By Holly Brown, DVM, PhD, DACVP
Viper, a 2-year-old male Bengal cat, was adopted from a breeder and presented to the veterinarian (VCA Metzger Animal Hospital, State College, PA) the following day for a routine examination and neuter. No significant abnormalities were noted on physical examination, and the neuter was performed without any concerns. Before discharge, however, Viper developed diarrhea, and the owner elected to hospitalize him overnight to monitor his stool. The diarrhea persisted, and Viper was prescribed oral metronidazole to administer at home.
Diagnostic Testing, Treatment, and Disease Progression
Viper’s diarrhea continued despite treatment, and at recheck, the veterinarian recommended fecal testing for gastrointestinal parasitism. An in-clinic automated fecal analysis with artificial intelligence (AI) interpretation reported Cystoisospora (coccidia) and Viper was prescribed sulfadimethoxine. The diarrhea persisted intermittently, so the patient returned to the veterinarian for an abdominal ultrasound. Based on observed intestinal wall thickening, the veterinarian suspected inflammatory bowel disease and recommended a hydrolyzed diet and tylosin. Viper’s owner was reluctant to try another antibiotic, and Viper would not eat the recommended food. The owner tried various diets, having some success by adding pumpkin to commercial canned cat food and probiotics.
A few months later, Viper started having malodorous yellow/green watery feces with fresh blood and mucus. Additional diet changes and probiotics were ineffective. The veterinarian recommended another abdominal ultrasound, at which point Viper’s colon wall was observed to have increased in thickness, and tylosin was recommended once again, as well as vitamin B12 injections. After two weeks, the additional therapies had resulted in no improvement.
Repeated fecal testing, performed as routine flotation with manual microscopy, and repeated automated fecal analysis with AI, failed to identify any ova or parasites. Additionally, a fecal sample was submitted to the Antech reference lab for KeyScreen® GI Parasite PCR testing, and Tritrichomonas blagburni was identified (Figure 1).
Focused Treatment and Response
Ronidazole was prescribed to treat the protozoal infection, and the tylosin was discontinued. Viper’s stool quickly improved to a soft consistency with no blood, and by the conclusion of the 14-day course of medication, Viper’s stool had finally become firm. Repeated abdominal ultrasound two weeks after finishing treatment for T. blagburni revealed normal intestinal wall thickness, and repeated KeyScreen® GI Parasite PCR testing came back negative.
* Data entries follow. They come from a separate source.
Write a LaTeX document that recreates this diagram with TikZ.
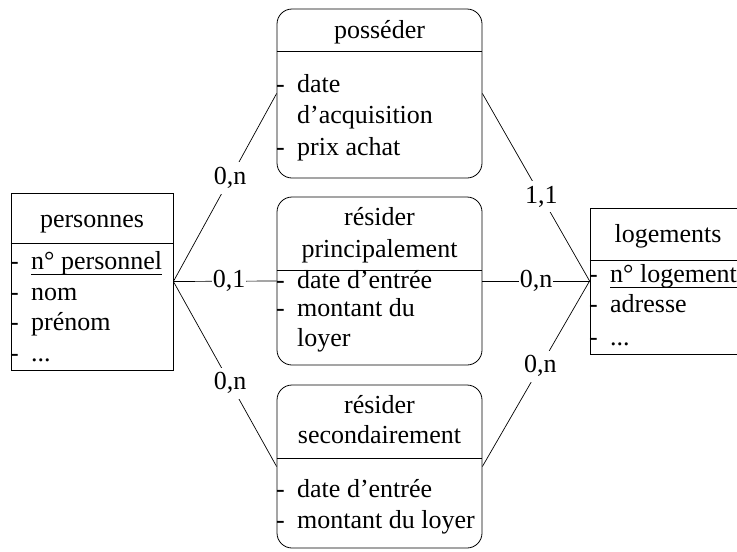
\documentclass[tikz,border=0pt]{standalone}
\usepackage{fontspec}
\setmainfont{Liberation Serif}
\begin{document}
\begin{tikzpicture}[x=1pt,y=-1pt, font=\fontsize{26}{31}\selectfont,
  ent/.style={draw, line width=0.8pt, inner sep=0pt},
  rel/.style={ent, rounded corners=15pt},
  sepline/.style={line width=0.8pt},
  lnk/.style={line width=0.7pt},
  card/.style={fill=white, inner xsep=1pt, inner ysep=5pt},
  ttl/.style={anchor=base, inner sep=0pt},
  att/.style={anchor=base west, inner sep=0pt},
]
\useasboundingbox (0,0) rectangle (737,552);
\clip (0,0) rectangle (737,552);
\newcommand{\dsh}{\makebox[21pt][l]{-}}
\newcommand{\ulin}[1]{\setbox0\hbox{#1}\rlap{\rule[-6pt]{\wd0}{1pt}}\box0}

% boxes
\node[ent, minimum width=162pt, minimum height=177pt] (pers) at (92,281.5) {};
\node[ent, minimum width=172pt, minimum height=146pt] (loge) at (676,281) {};
\node[rel, minimum width=205pt, minimum height=169pt] (poss) at (379.5,93.5) {};
\node[rel, minimum width=205pt, minimum height=168pt] (resp) at (379.5,281) {};
\node[rel, minimum width=205pt, minimum height=163pt] (ress) at (379.5,466.5) {};

% separators
\draw[sepline] (pers.west |- 0,243) -- (pers.east |- 0,243);
\draw[sepline] (loge.west |- 0,260) -- (loge.east |- 0,260);
\draw[sepline] (poss.west |- 0,51) -- (poss.east |- 0,51);
\draw[sepline] (resp.west |- 0,270) -- (resp.east |- 0,270);
\draw[sepline] (ress.west |- 0,458) -- (ress.east |- 0,458);

% personnes
\node[ttl] (pt) at (92,227) {personnes};
\node[att] (p1) at (10,269) {\dsh\ulin{n° personnel}};
\node[att] (p2) at (10,300) {\dsh nom};
\node[att] (p3) at (10,330) {\dsh prénom};
\node[att] (p4) at (10,361) {\dsh ...};

% logements
\node[ttl] (lt) at (668,242) {logements};
\node[att] (l1) at (589,282) {\dsh\ulin{n° logement}};
\node[att] (l2) at (589,312) {\dsh adresse};
\node[att] (l3) at (589,345) {\dsh ...};

% posseder
\node[ttl] (ot) at (379.5,38) {posséder};
\node[att] (o1) at (276,92) {\dsh date};
\node[att] (o2) at (297,123) {d’acquisition};
\node[att] (o3) at (276,155) {\dsh prix achat};

% resider principalement
\node[ttl] (rt1) at (379.5,225) {résider};
\node[ttl] (rt2) at (379.5,257) {principalement};
\node[att] (r1) at (276,288) {\dsh date d’entrée};
\node[att] (r2) at (276,316) {\dsh montant du};
\node[att] (r3) at (297,346) {loyer};

% resider secondairement
\node[ttl] (st1) at (379.5,413) {résider};
\node[ttl] (st2) at (379.5,443) {secondairement};
\node[att] (s1) at (276,497) {\dsh date d’entrée};
\node[att] (s2) at (276,528) {\dsh montant du loyer};

% connectors
\draw[lnk] (pers.east) -- node[card, pos=0.55] (c1) {0,n} (poss.west);
\draw[lnk] (pers.east) -- node[card, pos=0.54] (c2) {0,1} (resp.west);
\draw[lnk] (pers.east) -- node[card, pos=0.55] (c3) {0,n} (ress.west);
\draw[lnk] (poss.east) -- node[card, pos=0.55] (c4) {1,1} (loge.west);
\draw[lnk] (resp.east) -- node[card, pos=0.5] (c5) {0,n} (loge.west);
\draw[lnk] (ress.east) -- node[card, pos=0.54] (c6) {0,n} (loge.west);
\end{tikzpicture}
\end{document}
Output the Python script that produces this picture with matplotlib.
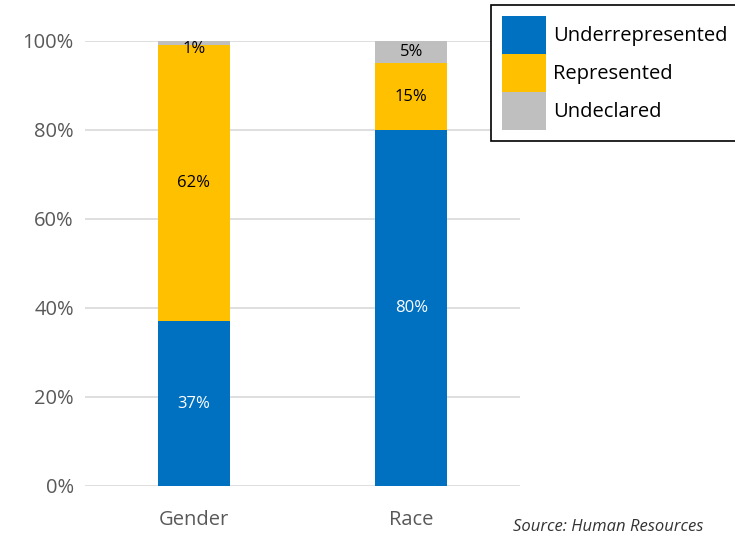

Tritrichomonas blagburni is a flagellated protozoal parasite (Figure 2) that lives in a cat’s large intestine, causing inflammation and tissue changes in response to infection. Infection is most common in cats housed in large groups and purebred cats, and many cats may be asymptomatic carriers. The onset of clinical disease is most common in young cats, and the most common clinical sign is chronic diarrhea, which may last for years. The diarrhea may contain blood and/or mucus, and may resolve but relapse later.
Diagnosing T. blagburni infection may be achieved via observation of organisms on fecal smear, by fecal culture, or more sensitively via molecular diagnostic testing. Antech’s KeyScreen fecal PCR screens for 20 parasites including hookworms, roundworms, whipworms, coccidia, and protozoa, like Giardia and Tritrichomonas. In Viper’s case, routine ova and parasite testing via fecal flotation and manual microscopy, as well as automated fecal analysis with AI, repeatedly failed to detect his protozoal infection; KeyScreen® GI Parasite PCR testing was instrumental in achieving the appropriate diagnosis and instituting effective treatment.